The insolvency process is a serious undertaking for any business and it’s stressful. But if you make the decision early enough, the range of options available to you are much greater and could even include the opportunity to rescue your business.

Insolvency can either be designed to protect your business or deals with the closure of the company.

Business owner dealing with business insolvency

What is Insolvency?

Insolvency means that you can no longer pay your debts as they become due. It can happen in one of two ways, or both at once.

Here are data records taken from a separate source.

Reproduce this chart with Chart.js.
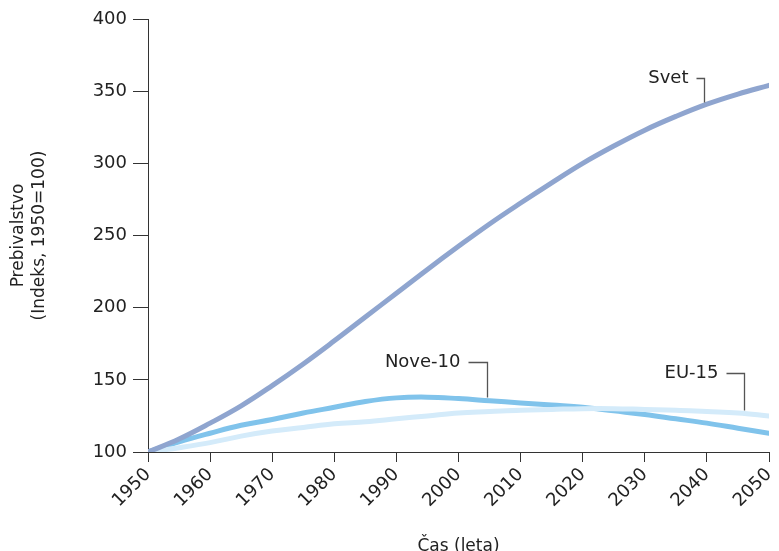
<!DOCTYPE html>
<html lang="sl">
  <head>
    <meta charset="UTF-8" />
    <title>Prebivalstvo</title>
    <script src="https://cdn.jsdelivr.net/npm/chart.js@4"></script>
    <style>
      html, body { margin: 0; padding: 0; background: #fff; }
      #popChart { display: block; }
    </style>
  </head>
  <body>
    <canvas id="popChart" width="779" height="551"></canvas>
    <script>
      // leta (5-letni koraki)
      const years = [1950, 1955, 1960, 1965, 1970, 1975, 1980, 1985, 1990, 1995, 2000,
                     2005, 2010, 2015, 2020, 2025, 2030, 2035, 2040, 2045, 2050];
      const svet = [100, 109, 120, 132, 146, 161, 177, 193.5, 210, 226.5, 242.5,
                    258, 272.5, 286.5, 300, 312, 323, 332.5, 341, 348, 354];
      const nove10 = [100, 107, 113, 118.5, 122.5, 127, 131, 135, 137.5, 138, 137,
                      135.5, 134, 132.5, 131, 128.5, 126, 123, 120, 116.5, 113];
      const eu15 = [100, 103, 106.5, 111, 114.5, 117, 119.5, 121, 123, 125, 127,
                    128, 129, 129.5, 130, 130, 129.5, 129, 128, 127, 125];
      const xTicks = [1950, 1960, 1970, 1980, 1990, 2000, 2010, 2020, 2030, 2040, 2050];
      const yTicks = [100, 150, 200, 250, 300, 350, 400];

      const FONT = "'DejaVu Sans', Verdana, sans-serif";
      const AXIS = "#333";

      function pts(arr) {
        return years.map((y, i) => ({ x: y, y: arr[i] }));
      }

      function valueAt(arr, year) {
        for (let i = 0; i < years.length - 1; i++) {
          if (year >= years[i] && year <= years[i + 1]) {
            const t = (year - years[i]) / (years[i + 1] - years[i]);
            return arr[i] + t * (arr[i + 1] - arr[i]);
          }
        }
        return arr[arr.length - 1];
      }

      // oznake serij s kazalnimi črtami
      const labelPlugin = {
        id: "seriesLabels",
        afterDatasetsDraw(chart) {
          const ctx = chart.ctx;
          const xs = chart.scales.x;
          const ys = chart.scales.y;
          const items = [
            { text: "Svet", data: svet, year: 2039.5, elbow: 359, arm: 8 },
            { text: "Nove-10", data: nove10, year: 2004.6, elbow: 162.5, arm: 19 },
            { text: "EU-15", data: eu15, year: 2046, elbow: 154.5, arm: 18 },
          ];
          ctx.save();
          ctx.font = "18px " + FONT;
          ctx.textAlign = "right";
          ctx.textBaseline = "middle";
          items.forEach((it) => {
            const px = Math.round(xs.getPixelForValue(it.year)) + 0.5;
            const ey = Math.round(ys.getPixelForValue(it.elbow)) + 0.5;
            const ly = ys.getPixelForValue(valueAt(it.data, it.year)) - 3;
            ctx.strokeStyle = "#555";
            ctx.lineWidth = 1.3;
            ctx.beginPath();
            ctx.moveTo(px - it.arm, ey);
            ctx.lineTo(px, ey);
            ctx.lineTo(px, ly);
            ctx.stroke();
            ctx.fillStyle = "#222";
            ctx.fillText(it.text, px - it.arm - 8, ey);
          });
          ctx.restore();
        },
      };

      const config = {
        type: "line",
        data: {
          datasets: [
            { label: "Svet", data: pts(svet), borderColor: "rgb(143,165,207)", order: 1 },
            { label: "EU-15", data: pts(eu15), borderColor: "rgb(212,235,250)", order: 2 },
            { label: "Nove-10", data: pts(nove10), borderColor: "rgb(128,195,235)", order: 3 },
          ],
        },
        options: {
          responsive: false,
          animation: false,
          layout: { padding: { top: 19, right: 10, left: 8, bottom: 0 } },
          elements: {
            line: { borderWidth: 5, tension: 0.4, borderCapStyle: "round", fill: false },
            point: { radius: 0 },
          },
          plugins: { legend: { display: false }, tooltip: { enabled: false } },
          scales: {
            x: {
              type: "linear",
              min: 1950,
              max: 2050,
              afterBuildTicks(s) { s.ticks = xTicks.map((v) => ({ value: v })); },
              afterFit(s) {
                s.height = 99;
                s.paddingLeft = 0;
                s.paddingRight = 0;
              },
              ticks: {
                font: { family: FONT, size: 18 },
                color: "#222",
                maxRotation: 45,
                minRotation: 45,
                padding: 2,
                callback: (v) => String(v),
              },
              grid: { drawOnChartArea: false, drawTicks: true, tickLength: 10, color: AXIS },
              border: { display: true, color: AXIS, width: 1 },
              title: {
                display: true,
                text: "Čas (leta)",
                font: { family: FONT, size: 17 },
                color: "#222",
                padding: { top: 0, bottom: -6 },
              },
            },
            y: {
              min: 100,
              max: 400,
              afterBuildTicks(s) { s.ticks = yTicks.map((v) => ({ value: v })); },
              afterFit(s) {
                s.width = 140;
                s.paddingTop = 0;
                s.paddingBottom = 0;
              },
              ticks: {
                font: { family: FONT, size: 18 },
                color: "#222",
                padding: 6,
              },
              grid: { drawOnChartArea: false, drawTicks: true, tickLength: 15, color: AXIS },
              border: { display: true, color: AXIS, width: 1 },
              title: {
                display: true,
                text: ["Prebivalstvo", "(Indeks, 1950=100)"],
                font: { family: FONT, size: 17, lineHeight: 1.25 },
                color: "#222",
                padding: { top: 0, bottom: 0 },
              },
            },
          },
        },
        plugins: [labelPlugin],
      };

      new Chart(document.getElementById("popChart"), config);
    </script>
  </body>
</html>
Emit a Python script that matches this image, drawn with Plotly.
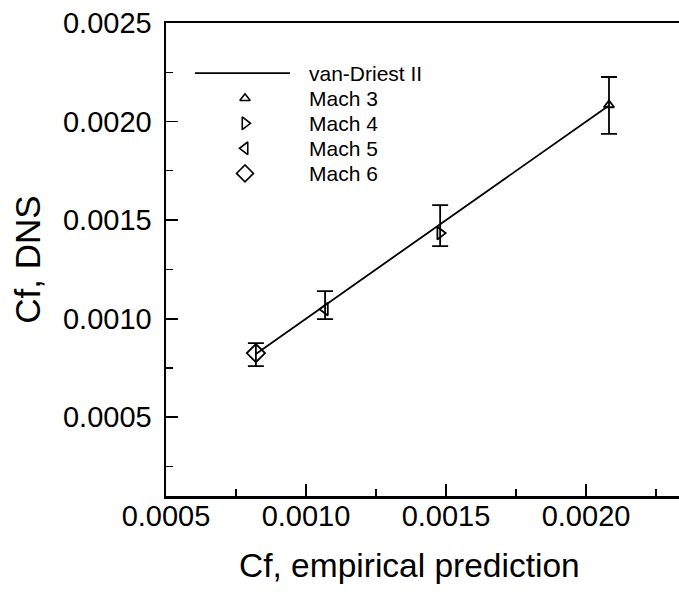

You can experience cash-flow insolvency which means the business doesn’t have enough accessible cash to pay debts, but still has illiquid assets. Or you might have balance-sheet insolvency which is more serious and means that the debts of the business are greater than its total assets, liquid and illiquid. The former is easier to handle, but the latter typically relies on ceasing trading immediately.

How to Handle Insolvency?

Before handling insolvency, it’s highly recommended that you get expert advice from a licensed professional. Business insolvency is incredibly complex and can be confusing, so having professional advice on your side will ensure you take the right steps.

With that in mind, what options are available for a struggling business?

1. Create an informal arrangement with your creditors

As soon as you are aware of your financial problems, it’s critical that you contact your creditors and let them know the situation. If the financial concerns are temporary, and you’ve spotted them early on, you may be able to arrange a payment plan. However, this doesn’t work if there’s a threat of formal action from creditors.

It’s important to note that these conversations and any arrangements you come to aren’t legally-binding, and a creditor can withdraw from the agreement at any point. But it may serve as a helpful temporary solution that enables your business to continue trading.

2. Enter into a CVA

A CVA, or Company Voluntary Arrangement, is similar to the former suggestion in that it is an arrangement made with creditors to pay off any money owed over a new time period. However, the difference is that this is a binding arrangement for both parties and allows the business to continue trading during and after the arrangement has completed.

Bankruptcy filing help needed

3. Go into administration

Administration can be a difficult decision to make for a business, but it does offer some benefits. It provides respite from any creditor actions and the company can either continue or be sold on.

Administration is a fairly simple process to undertake – the business owner hands over the company to an insolvency practitioner, and they take control of it so that creditors can’t take any legal action without the court’s permission. The administrator will then draw up proposals to either restore company viability, restructure or sell the business, or realise assets to pay creditors.

4. Use administrative receivership

Sometimes known as being ‘in receivership’, this is initiated by the holder of a floating charge which is usually a bank. The holder will appoint a receiver who will be responsible for recovering money owed – this option doesn’t usually involve a court.

The administrative receiver is a private insolvency practitioner, but they’re not the same as the official receiver. The administrative receiver won’t make payments to unsecured creditors, but they are responsible for recovering enough money to pay their costs, the floating charge holder’s debt and preferential creditors.

5. Liquidate the company

Also known as ‘winding up’ a company, liquidation essentially refers to closing the company. The assets are sold and the proceeds of those sales are handed over to preferential creditors to pay off any money owed. However, this will usually not cover all creditors.

Solvent and insolvent businesses can choose this option. If the business is solvent, the term to refer to this process is a member’s voluntary liquidation, and for insolvent companies it is referred to as a creditors voluntary liquidation.

Businessmen having serious talk

Final Thoughts

Insolvency isn’t something any business wants to go through but sometimes it’s necessary to deal with financial difficulties.

Depending on the extent of your debts and losses, you may be able to continue trading or you might need to close the company down. However, an experienced professional will be able to offer expert advice to ensure the decisions made are best suited to your circumstances.